You are literally playing with things that you don't understand! Don't do this kids!

willj · on March 1, 2020

Can you expand on this? If you’re monitoring for data drift and retraining every so often after deployment (not just “set it and forget it”), what are the problems that can happen?

wrkronmiller · on March 1, 2020

WARNING: NOT AN ML EXPERT.

I believe this falls under the category of "data snooping" wherein you are effectively creating a model-of-models and increasing your degrees of freedom. That increased level of complexity/number of DoF means you are far more likely to over-train.

You are more likely to pick a model with no predictive power that "happened to be right" about past data.

ldoughty · on March 1, 2020

If you're not careful, you're training your algorithm to continue promoting a bias... Perhaps one that you're not even aware of... Or perhaps someone else's bias imparts a bias on your algorithm (like turning your chat bot into a Nazi sympathizer -- an extreme example, but it could also be someone else's refusal of loans to minority groups, and your algorithm might look at debt ratio as a factor)

You can't keep assuming your inputs are always good... and while it may be okay to do some automated retraining, you really need a skilled person to revisit the inputs/outputs...

pilooch · on March 1, 2020

Agreed. AutoML is useful, but modeling and ensuring correct hypotheses are taken into account comes first.

sgt101 · on March 1, 2020

totally - asking the right question is the hardest step of all, and in my experience normally the second to last one (the last one being answering it, which often takes about 20 minutes).

kmax12 · on March 1, 2020

I agree. My experience has been that most machine learning tools help answer a question, but don't provide APIs and method to help you define the specific question you want to solve.
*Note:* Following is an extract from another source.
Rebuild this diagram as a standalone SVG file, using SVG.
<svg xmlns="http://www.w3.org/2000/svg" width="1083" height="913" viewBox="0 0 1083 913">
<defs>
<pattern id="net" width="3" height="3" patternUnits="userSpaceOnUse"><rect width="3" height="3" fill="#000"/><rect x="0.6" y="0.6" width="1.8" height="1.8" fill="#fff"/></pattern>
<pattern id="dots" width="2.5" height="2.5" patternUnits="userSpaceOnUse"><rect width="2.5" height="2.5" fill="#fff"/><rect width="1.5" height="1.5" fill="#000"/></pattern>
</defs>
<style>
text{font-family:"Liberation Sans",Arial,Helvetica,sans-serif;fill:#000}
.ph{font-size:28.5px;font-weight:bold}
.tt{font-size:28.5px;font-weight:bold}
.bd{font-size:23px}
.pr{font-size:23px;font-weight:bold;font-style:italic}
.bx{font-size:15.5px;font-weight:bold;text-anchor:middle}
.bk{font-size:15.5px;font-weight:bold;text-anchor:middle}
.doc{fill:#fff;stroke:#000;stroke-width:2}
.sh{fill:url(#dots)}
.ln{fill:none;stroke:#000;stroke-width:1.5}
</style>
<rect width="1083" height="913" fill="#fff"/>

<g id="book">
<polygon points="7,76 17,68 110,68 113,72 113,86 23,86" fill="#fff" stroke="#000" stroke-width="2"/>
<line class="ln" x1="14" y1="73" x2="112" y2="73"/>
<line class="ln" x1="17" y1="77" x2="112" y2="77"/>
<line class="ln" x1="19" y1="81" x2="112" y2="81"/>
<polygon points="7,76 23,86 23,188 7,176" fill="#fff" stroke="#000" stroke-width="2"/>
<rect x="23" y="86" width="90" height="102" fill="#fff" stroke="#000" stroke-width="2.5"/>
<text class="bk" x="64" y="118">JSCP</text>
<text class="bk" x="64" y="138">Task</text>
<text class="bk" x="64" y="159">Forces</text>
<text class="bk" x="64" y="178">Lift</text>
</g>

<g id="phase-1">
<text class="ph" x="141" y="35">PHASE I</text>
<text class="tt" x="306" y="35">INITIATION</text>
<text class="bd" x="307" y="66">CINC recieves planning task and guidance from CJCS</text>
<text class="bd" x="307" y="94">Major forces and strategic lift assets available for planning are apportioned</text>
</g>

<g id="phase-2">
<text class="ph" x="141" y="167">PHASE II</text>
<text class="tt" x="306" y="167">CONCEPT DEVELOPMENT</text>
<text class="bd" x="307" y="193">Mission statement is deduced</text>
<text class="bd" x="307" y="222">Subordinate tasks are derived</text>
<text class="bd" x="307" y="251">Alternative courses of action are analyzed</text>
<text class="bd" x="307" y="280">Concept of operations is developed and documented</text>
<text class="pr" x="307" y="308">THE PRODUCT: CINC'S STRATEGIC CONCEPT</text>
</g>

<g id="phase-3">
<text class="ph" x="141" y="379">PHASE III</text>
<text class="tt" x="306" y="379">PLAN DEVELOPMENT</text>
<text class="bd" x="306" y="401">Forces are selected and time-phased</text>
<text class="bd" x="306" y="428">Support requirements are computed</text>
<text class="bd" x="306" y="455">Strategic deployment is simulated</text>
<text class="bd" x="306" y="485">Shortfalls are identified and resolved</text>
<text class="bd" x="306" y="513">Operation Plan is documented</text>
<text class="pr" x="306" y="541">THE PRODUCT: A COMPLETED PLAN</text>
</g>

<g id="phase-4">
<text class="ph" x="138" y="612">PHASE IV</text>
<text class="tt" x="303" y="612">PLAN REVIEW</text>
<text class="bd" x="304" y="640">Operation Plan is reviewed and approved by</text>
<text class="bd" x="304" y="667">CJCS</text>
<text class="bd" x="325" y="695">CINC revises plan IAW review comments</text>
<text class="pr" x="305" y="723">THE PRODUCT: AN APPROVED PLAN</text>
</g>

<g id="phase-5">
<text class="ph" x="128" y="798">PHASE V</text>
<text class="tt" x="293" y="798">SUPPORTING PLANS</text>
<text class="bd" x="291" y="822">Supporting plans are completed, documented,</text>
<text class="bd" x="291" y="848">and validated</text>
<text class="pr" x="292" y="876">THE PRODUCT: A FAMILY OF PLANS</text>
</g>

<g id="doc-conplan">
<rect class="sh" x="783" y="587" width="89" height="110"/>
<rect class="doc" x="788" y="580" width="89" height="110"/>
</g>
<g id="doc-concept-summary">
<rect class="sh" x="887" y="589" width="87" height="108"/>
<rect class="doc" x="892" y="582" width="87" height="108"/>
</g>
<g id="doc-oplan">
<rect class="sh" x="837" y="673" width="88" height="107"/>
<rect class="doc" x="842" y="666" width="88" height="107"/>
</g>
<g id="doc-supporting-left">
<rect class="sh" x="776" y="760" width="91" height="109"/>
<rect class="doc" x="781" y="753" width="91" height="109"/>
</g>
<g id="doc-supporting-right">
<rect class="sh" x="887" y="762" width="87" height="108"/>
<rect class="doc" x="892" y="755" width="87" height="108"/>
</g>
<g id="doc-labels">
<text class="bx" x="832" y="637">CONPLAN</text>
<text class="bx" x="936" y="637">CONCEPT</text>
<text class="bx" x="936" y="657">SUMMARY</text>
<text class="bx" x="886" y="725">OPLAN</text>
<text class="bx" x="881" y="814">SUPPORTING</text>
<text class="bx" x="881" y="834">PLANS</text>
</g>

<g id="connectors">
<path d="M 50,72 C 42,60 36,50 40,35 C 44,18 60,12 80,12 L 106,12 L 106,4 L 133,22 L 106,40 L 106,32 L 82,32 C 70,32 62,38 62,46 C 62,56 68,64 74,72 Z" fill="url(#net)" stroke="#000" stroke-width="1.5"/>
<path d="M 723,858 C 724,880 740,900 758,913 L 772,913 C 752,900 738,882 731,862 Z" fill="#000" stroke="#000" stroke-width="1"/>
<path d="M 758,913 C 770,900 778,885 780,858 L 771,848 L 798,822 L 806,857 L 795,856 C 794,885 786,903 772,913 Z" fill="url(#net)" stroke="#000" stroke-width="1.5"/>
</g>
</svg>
This is actually why I work on an open source library called Compose[0]. The goal of compose is to help people define prediction problems and extract training examples. By using a standardized API the tool can then automatically search the data for the training examples you can use for machine learning.
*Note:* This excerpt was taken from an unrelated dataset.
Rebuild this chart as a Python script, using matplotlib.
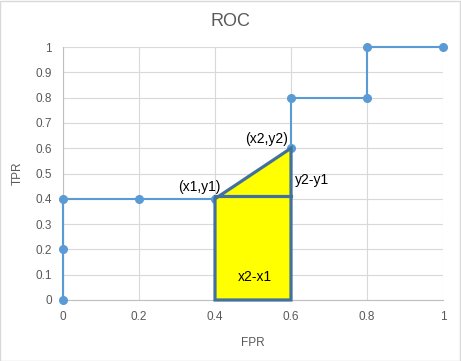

We're still in the early days of developing this tool, but we hope to structure and standardize this earlier step of the machine learning process that is normally ignored.
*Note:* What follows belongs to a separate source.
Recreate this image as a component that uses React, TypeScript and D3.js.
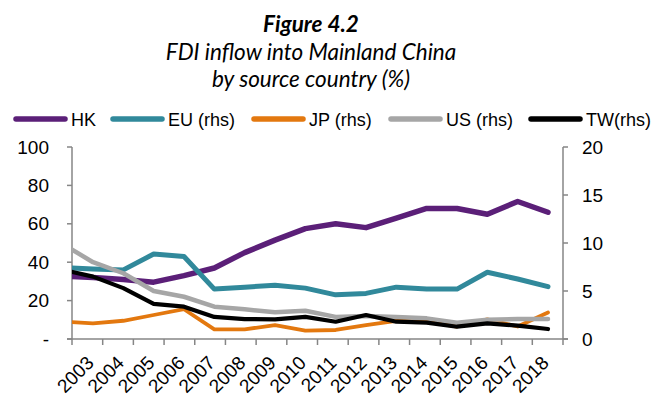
import React, { useEffect, useRef } from 'react';
import * as d3 from 'd3';

// 2002 point sits left of the axis and is clipped, like the source chart
const years = [2002, 2003, 2004, 2005, 2006, 2007, 2008, 2009, 2010, 2011, 2012, 2013, 2014, 2015, 2016, 2017, 2018];
const tickYears = years.slice(1);

const hk = [32.8, 32, 31, 29.6, 33, 37, 45, 51.5, 57.5, 60, 58, 63, 68, 68, 65, 71.6, 66];
const eu = [7.45, 7.3, 7.2, 8.85, 8.6, 5.2, 5.4, 5.6, 5.3, 4.6, 4.75, 5.4, 5.2, 5.2, 6.95, 6.25, 5.45];
const jp = [1.8, 1.63, 1.9, 2.5, 3.1, 1.0, 1.0, 1.45, 0.87, 0.94, 1.45, 1.9, 1.8, 1.3, 2.05, 1.3, 2.75];
const us = [9.9, 8.0, 6.85, 5.0, 4.4, 3.37, 3.1, 2.78, 2.95, 2.3, 2.4, 2.3, 2.15, 1.7, 2.0, 2.08, 2.08];
const tw = [7.2, 6.5, 5.3, 3.65, 3.37, 2.3, 2.08, 2.05, 2.3, 1.8, 2.5, 1.8, 1.7, 1.28, 1.63, 1.39, 1.04];

const leftTicks = [0, 20, 40, 60, 80, 100];
const rightTicks = [0, 5, 10, 15, 20];

const series = [
  { name: 'HK', label: 'HK', values: hk, axis: 'left', color: '#5b1f78', width: 5.5, lx: 13 },
  { name: 'EU', label: 'EU (rhs)', values: eu, axis: 'right', color: '#31899b', width: 5, lx: 110 },
  { name: 'JP', label: 'JP (rhs)', values: jp, axis: 'right', color: '#e3780f', width: 3.8, lx: 251 },
  { name: 'US', label: 'US (rhs)', values: us, axis: 'right', color: '#a6a6a6', width: 4.5, lx: 388 },
  { name: 'TW', label: 'TW(rhs)', values: tw, axis: 'right', color: '#000000', width: 4.2, lx: 528 },
];

const W = 654, H = 402;
const AXIS = '#868686';
const FONT = '"Liberation Sans", Arial, sans-serif';

const App = () => {
  const ref = useRef<SVGSVGElement>(null);

  useEffect(() => {
    if (!ref.current) return;
    const svg = d3.select(ref.current);
    svg.selectAll('*').remove();

    const plot = { left: 72, right: 563, top: 147, bottom: 339 };

    // titles
    const titles = [
      { text: 'Figure 4.2', y: 32, weight: 'bold', size: 22.5 },
      { text: 'FDI inflow into Mainland China', y: 60, weight: 'normal', size: 22.5 },
      { text: 'by source country (%)', y: 87, weight: 'normal', size: 22.5 },
    ];
    svg.selectAll('text.title')
      .data(titles)
      .enter()
      .append('text')
      .attr('class', 'title')
      .attr('x', 311)
      .attr('y', d => d.y)
      .attr('text-anchor', 'middle')
      .attr('font-family', 'Lato, sans-serif')
      .attr('font-style', 'italic')
      .attr('font-weight', d => d.weight)
      .attr('font-size', d => d.size)
      .attr('fill', '#000')
      .text(d => d.text);

    // legend
    const legend = svg.append('g');
    series.forEach(s => {
      legend.append('line')
        .attr('x1', s.lx + 3).attr('x2', s.lx + 52)
        .attr('y1', 119).attr('y2', 119)
        .attr('stroke', s.color)
        .attr('stroke-width', 5.5)
        .attr('stroke-linecap', 'round');
      legend.append('text')
        .attr('x', s.lx + 58)
        .attr('y', 125.5)
        .attr('font-family', FONT)
        .attr('font-size', 18)
        .attr('fill', '#000')
        .text(s.label);
    });

    // scales
    const x = d3.scaleLinear().domain([2003, 2018]).range([93, 548]);
    const band = d3.scaleBand<number>().domain(tickYears).range([plot.left, plot.right]);
    const yL = d3.scaleLinear().domain([0, 100]).range([plot.bottom, plot.top]);
    const yR = d3.scaleLinear().domain([0, 20]).range([plot.bottom, plot.top]);

    // axes
    const ax = svg.append('g').attr('stroke', AXIS).attr('stroke-width', 1.5);
    ax.append('line').attr('x1', plot.left).attr('x2', plot.left).attr('y1', plot.top).attr('y2', plot.bottom);
    ax.append('line').attr('x1', plot.right).attr('x2', plot.right).attr('y1', plot.top).attr('y2', plot.bottom);
    ax.append('line').attr('x1', plot.left - 5).attr('x2', plot.right + 5).attr('y1', plot.bottom).attr('y2', plot.bottom);
    ax.selectAll('line.lt').data(leftTicks).enter().append('line')
      .attr('x1', plot.left - 5).attr('x2', plot.left)
      .attr('y1', d => yL(d)).attr('y2', d => yL(d));
    ax.selectAll('line.rt').data(rightTicks).enter().append('line')
      .attr('x1', plot.right).attr('x2', plot.right + 5)
      .attr('y1', d => yR(d)).attr('y2', d => yR(d));
    const bounds = tickYears.map(d => band(d) as number).concat([plot.right]);
    ax.selectAll('line.xt').data(bounds).enter().append('line')
      .attr('x1', d => d).attr('x2', d => d)
      .attr('y1', plot.bottom).attr('y2', plot.bottom + 6);

    // tick labels
    svg.selectAll('text.yl').data(leftTicks).enter().append('text')
      .attr('x', 49)
      .attr('y', d => yL(d) + 6.5)
      .attr('text-anchor', 'end')
      .attr('font-family', FONT)
      .attr('font-size', 19)
      .text(d => (d === 0 ? '-' : String(d)));
    svg.selectAll('text.yr').data(rightTicks).enter().append('text')
      .attr('x', 582)
      .attr('y', d => yR(d) + 6.5)
      .attr('font-family', FONT)
      .attr('font-size', 19)
      .text(d => String(d));
    svg.selectAll('text.xl').data(tickYears).enter().append('text')
      .attr('transform', d => `translate(${x(d) + 2},${364}) rotate(-45)`)
      .attr('text-anchor', 'end')
      .attr('font-family', FONT)
      .attr('font-size', 19)
      .text(d => String(d));

    // lines
    svg.append('clipPath').attr('id', 'plotclip')
      .append('rect')
      .attr('x', plot.left).attr('y', 0)
      .attr('width', plot.right - plot.left).attr('height', H);

    const g = svg.append('g').attr('clip-path', 'url(#plotclip)');
    series.forEach(s => {
      const yS = s.axis === 'left' ? yL : yR;
      const line = d3.line<number>()
        .x((_, i) => x(years[i]))
        .y(d => yS(d));
      g.append('path')
        .attr('d', line(s.values))
        .attr('fill', 'none')
        .attr('stroke', s.color)
        .attr('stroke-width', s.width)
        .attr('stroke-linejoin', 'round')
        .attr('stroke-linecap', 'round');
    });
  }, []);

  return (
    <svg
      ref={ref}
      width={W}
      height={H}
      style={{ position: 'absolute', left: 0, top: 0, background: '#fff' }}
    />
  );
};

export default App;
[0] https://github.com/FeatureLabs/compose

scottlocklin · on March 1, 2020

I'm confused, possibly because I never invested the time in Julia: is this some improvement over the standard Julia data pipeline? It looks like a Hadleyverse flavored R pipeline.

ddragon · on March 1, 2020

It's seems like a new competing approach in the ML space. The standard julia data pipeline right now usually involves either directly using an independent package for each step (or rolling your own since Julia has strong native support for fast data/number manipulation) or using a package that combines all those functionalities like MLJ.jl [1] for ML and Queryverse.jl [2] for data manipulation and visualization. The advantage is that since Julia lang focuses on composability, those frameworks can easily share core functionality so library creators don't need to reinvent the wheel and all frameworks can benefit from each other works.

[1] https://github.com/alan-turing-institute/MLJ.jl

[2] https://www.queryverse.org/

isusmelj · on March 1, 2020

Haven't seen the |> operator before. Is this Julia specific?

e.g. used here: pdec = @pipeline (numf |> pca) + (numf |> ica)

truculent · on March 1, 2020

I believe that it appears in a few other functional languages. Off the top of my head:

* F# and Elm have the same operator

* Haskell’s lens library (I think) has the same one. In the standard library there is `$` which functions as a “reverse” pipe

* R’s magrittr (part of the tidyverse which almost functions as an enhanced standard library) has `%>%` which works similarly

Renesat · on March 1, 2020

In Julia this operator works like this:

  (x |> f) == f(x)

pizza · on March 1, 2020

That's a nice readme